May 19th - Carlos Delgado hit a home run around the left field foul pole at Yankee Stadium that was called foul despite being obviously fair when seen with a camera. Earlier that week, a cub (Soto?) hit a ball over the fence in Minute Maid that wasn't ruled a home run.
   39. The Jerry Royster Experience Posted: August 27, 2008 at 11:51 AM (#2918552)
Earlier that week, a cub (Soto?) hit a ball over the fence in Minute Maid that wasn't ruled a home run.

That's far from the first time that that's happened.

Why has there been no outcry to fix the park in Houston so that those sorts of ambiguous plays don't happen any more?

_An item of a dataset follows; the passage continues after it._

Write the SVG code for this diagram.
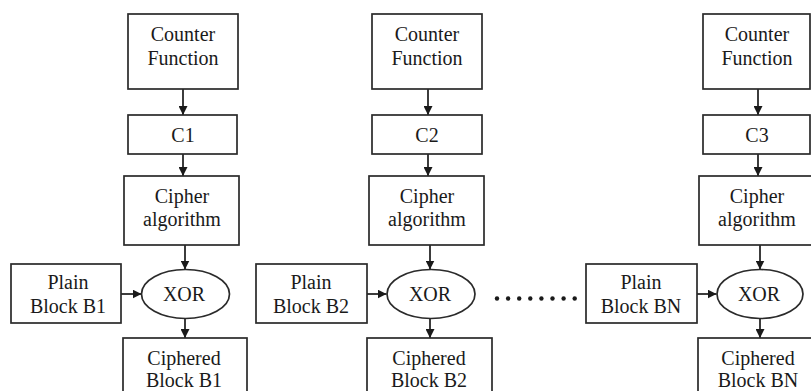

That fence is insane.
   40. Bad Doctor Posted: August 27, 2008 at 11:58 AM (#2918556)
I don't see how you could claim the Holliday call was "clearly incorrect" and should be overturned after watching some video.

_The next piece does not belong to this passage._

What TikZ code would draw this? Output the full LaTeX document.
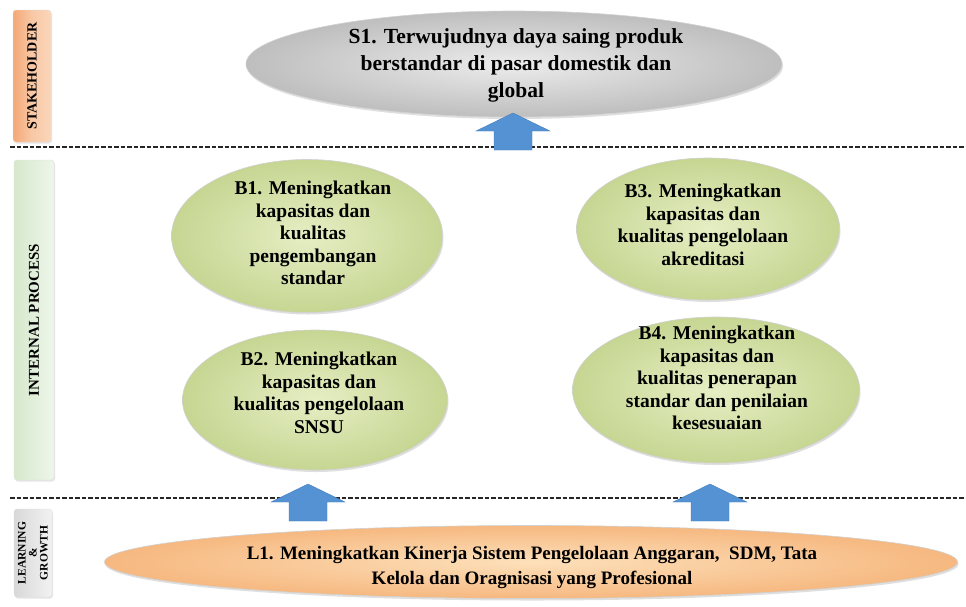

Sorry, just using shorthand. I don't think the Holliday call was clearly incorrect, but you could imagine that type of call that was clear and missed. (I just knew someone would call me out on that, but I was too lazy to clarify.)

The argument against Bolt being what, exactly?

I'm not paying too close attention, but isn't there some discussion that whereas the best sprinters used to train in the US where the top facilities are, the USOC has implemented some sort of testing as part of the use of those facilities, which has led a lot of the top sprinters to go to Jamaica, where the top facilities aren't? Sorry, I'm probably being irresponsible ... but let's just say that if a baseball player had a Usain Bolt-like dominance, the steroid questions would abound on sports talk and even discretely in the mainstream media. I know they did around Ryan Howard a few years ago, for no other reason than he looked like he could make a run at Maris's "record."
   41. mel otts home field advantage (DrS&;s) Posted: August 27, 2008 at 01:53 PM (#2918735)
This is just ridiculous. It's been covered many times, but since the technology has existed for decades, why would you not implement this at the start of a season?


Because MLB, esp. with Bud at the helm, has a long standing policy of doing things in the most frigtarded way possible.